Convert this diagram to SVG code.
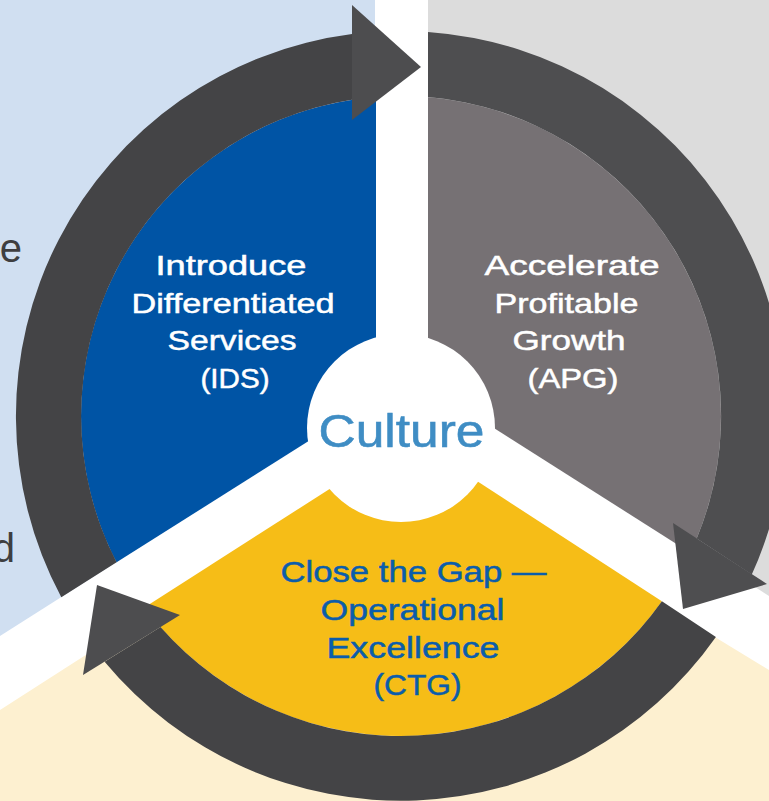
<svg xmlns="http://www.w3.org/2000/svg" width="769" height="801" viewBox="0 0 769 801">
<style>
.lbl{font-family:"Liberation Sans",Arial,sans-serif;text-anchor:middle}
.w{fill:#FFFFFF;stroke:#FFFFFF;stroke-width:0.5px;font-size:28px}
.b{fill:#0B5DAB;stroke:#0B5DAB;stroke-width:0.5px;font-size:30px}
.bgt{font-family:"Liberation Sans",Arial,sans-serif;font-size:40px;fill:#3E3E40;text-anchor:end}
.arcA{fill:#444446}
.arcB{fill:#4E4E50}
.head{fill:#4D4D4F}
</style>
<defs>
<clipPath id="pie"><circle cx="401" cy="416" r="320"/></clipPath>
</defs>
<g id="background">
<rect x="0" y="0" width="769" height="801" fill="#FFFFFF"/>
<polygon points="0,0 375,0 375,398 0,636" fill="#D0DFF1"/>
<polygon points="428,0 769,0 769,596 428,379" fill="#DCDCDC"/>
<polygon points="0,710 407,449 769,670 769,801 0,801" fill="#FDF0D0"/>
<text class="bgt" x="22" y="262">e</text>
<text class="bgt" x="15" y="562">d</text>
</g>
<g id="ids" clip-path="url(#pie)">
<polygon points="0,0 376,0 376,398.4 0,636" fill="#0054A5"/>
</g>
<g id="apg" clip-path="url(#pie)">
<polygon points="428,0 769,0 769,602.7 428,386.2" fill="#767174"/>
</g>
<g id="ctg" clip-path="url(#pie)">
<polygon points="410,437.5 0,699.9 0,801 769,801 769,670.9" fill="#F6BD17"/>
</g>
<g id="connectors">
<path class="arcA" d="M61.3,597.3 A385,385 0 0 1 352,34.1 L352,99.8 A320,320 0 0 0 116.6,562.3 Z"/>
<polygon class="head" points="352,5 421,67 352,120"/>
<path class="arcB" d="M428,31.95 A385,385 0 0 1 751.8,574.6 L696.7,538.5 A320,320 0 0 0 428,97.1 Z"/>
<polygon class="arcB" points="673,523 767,584 683,609"/>
<path class="arcA" d="M715.9,636.9 A385,385 0 0 1 104.6,661.7 L160.5,627.1 A320,320 0 0 0 661.9,601.3 Z"/>
<polygon class="head" points="180,615 97,585 83,675"/>
</g>
<g id="culture">
<circle cx="401" cy="428" r="94" fill="#FFFFFF"/>
<text class="lbl" x="401.5" y="447" font-size="47" fill="#3F8DC4" stroke="#3F8DC4" stroke-width="0.6" textLength="166" lengthAdjust="spacingAndGlyphs">Culture</text>
</g>
<g id="ids-label">
<text class="lbl w" x="231" y="275" textLength="151" lengthAdjust="spacingAndGlyphs">Introduce</text>
<text class="lbl w" x="233" y="313" textLength="203" lengthAdjust="spacingAndGlyphs">Differentiated</text>
<text class="lbl w" x="232" y="350" textLength="129" lengthAdjust="spacingAndGlyphs">Services</text>
<text class="lbl w" x="235" y="388" textLength="69" lengthAdjust="spacingAndGlyphs">(IDS)</text>
</g>
<g id="apg-label">
<text class="lbl w" x="572" y="275" textLength="175" lengthAdjust="spacingAndGlyphs">Accelerate</text>
<text class="lbl w" x="566.5" y="313" textLength="144" lengthAdjust="spacingAndGlyphs">Profitable</text>
<text class="lbl w" x="569" y="350" textLength="113" lengthAdjust="spacingAndGlyphs">Growth</text>
<text class="lbl w" x="573" y="388" textLength="91" lengthAdjust="spacingAndGlyphs">(APG)</text>
</g>
<g id="ctg-label">
<text class="lbl b" x="413.5" y="582" textLength="266" lengthAdjust="spacingAndGlyphs">Close the Gap —</text>
<text class="lbl b" x="412.5" y="620" textLength="184" lengthAdjust="spacingAndGlyphs">Operational</text>
<text class="lbl b" x="413" y="658" textLength="173" lengthAdjust="spacingAndGlyphs">Excellence</text>
<text class="lbl b" x="417.5" y="695" textLength="88" lengthAdjust="spacingAndGlyphs">(CTG)</text>
</g>
</svg>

| Problem to work on |
Print out the material word for word, omitting the pictures.

| Answer below |
Convert this diagram to SVG code.
<svg xmlns="http://www.w3.org/2000/svg" width="769" height="801" viewBox="0 0 769 801">
<style>
.lbl{font-family:"Liberation Sans",Arial,sans-serif;text-anchor:middle}
.w{fill:#FFFFFF;stroke:#FFFFFF;stroke-width:0.5px;font-size:28px}
.b{fill:#0B5DAB;stroke:#0B5DAB;stroke-width:0.5px;font-size:30px}
.bgt{font-family:"Liberation Sans",Arial,sans-serif;font-size:40px;fill:#3E3E40;text-anchor:end}
.arcA{fill:#444446}
.arcB{fill:#4E4E50}
.head{fill:#4D4D4F}
</style>
<defs>
<clipPath id="pie"><circle cx="401" cy="416" r="320"/></clipPath>
</defs>
<g id="background">
<rect x="0" y="0" width="769" height="801" fill="#FFFFFF"/>
<polygon points="0,0 375,0 375,398 0,636" fill="#D0DFF1"/>
<polygon points="428,0 769,0 769,596 428,379" fill="#DCDCDC"/>
<polygon points="0,710 407,449 769,670 769,801 0,801" fill="#FDF0D0"/>
<text class="bgt" x="22" y="262">e</text>
<text class="bgt" x="15" y="562">d</text>
</g>
<g id="ids" clip-path="url(#pie)">
<polygon points="0,0 376,0 376,398.4 0,636" fill="#0054A5"/>
</g>
<g id="apg" clip-path="url(#pie)">
<polygon points="428,0 769,0 769,602.7 428,386.2" fill="#767174"/>
</g>
<g id="ctg" clip-path="url(#pie)">
<polygon points="410,437.5 0,699.9 0,801 769,801 769,670.9" fill="#F6BD17"/>
</g>
<g id="connectors">
<path class="arcA" d="M61.3,597.3 A385,385 0 0 1 352,34.1 L352,99.8 A320,320 0 0 0 116.6,562.3 Z"/>
<polygon class="head" points="352,5 421,67 352,120"/>
<path class="arcB" d="M428,31.95 A385,385 0 0 1 751.8,574.6 L696.7,538.5 A320,320 0 0 0 428,97.1 Z"/>
<polygon class="arcB" points="673,523 767,584 683,609"/>
<path class="arcA" d="M715.9,636.9 A385,385 0 0 1 104.6,661.7 L160.5,627.1 A320,320 0 0 0 661.9,601.3 Z"/>
<polygon class="head" points="180,615 97,585 83,675"/>
</g>
<g id="culture">
<circle cx="401" cy="428" r="94" fill="#FFFFFF"/>
<text class="lbl" x="401.5" y="447" font-size="47" fill="#3F8DC4" stroke="#3F8DC4" stroke-width="0.6" textLength="166" lengthAdjust="spacingAndGlyphs">Culture</text>
</g>
<g id="ids-label">
<text class="lbl w" x="231" y="275" textLength="151" lengthAdjust="spacingAndGlyphs">Introduce</text>
<text class="lbl w" x="233" y="313" textLength="203" lengthAdjust="spacingAndGlyphs">Differentiated</text>
<text class="lbl w" x="232" y="350" textLength="129" lengthAdjust="spacingAndGlyphs">Services</text>
<text class="lbl w" x="235" y="388" textLength="69" lengthAdjust="spacingAndGlyphs">(IDS)</text>
</g>
<g id="apg-label">
<text class="lbl w" x="572" y="275" textLength="175" lengthAdjust="spacingAndGlyphs">Accelerate</text>
<text class="lbl w" x="566.5" y="313" textLength="144" lengthAdjust="spacingAndGlyphs">Profitable</text>
<text class="lbl w" x="569" y="350" textLength="113" lengthAdjust="spacingAndGlyphs">Growth</text>
<text class="lbl w" x="573" y="388" textLength="91" lengthAdjust="spacingAndGlyphs">(APG)</text>
</g>
<g id="ctg-label">
<text class="lbl b" x="413.5" y="582" textLength="266" lengthAdjust="spacingAndGlyphs">Close the Gap —</text>
<text class="lbl b" x="412.5" y="620" textLength="184" lengthAdjust="spacingAndGlyphs">Operational</text>
<text class="lbl b" x="413" y="658" textLength="173" lengthAdjust="spacingAndGlyphs">Excellence</text>
<text class="lbl b" x="417.5" y="695" textLength="88" lengthAdjust="spacingAndGlyphs">(CTG)</text>
</g>
</svg>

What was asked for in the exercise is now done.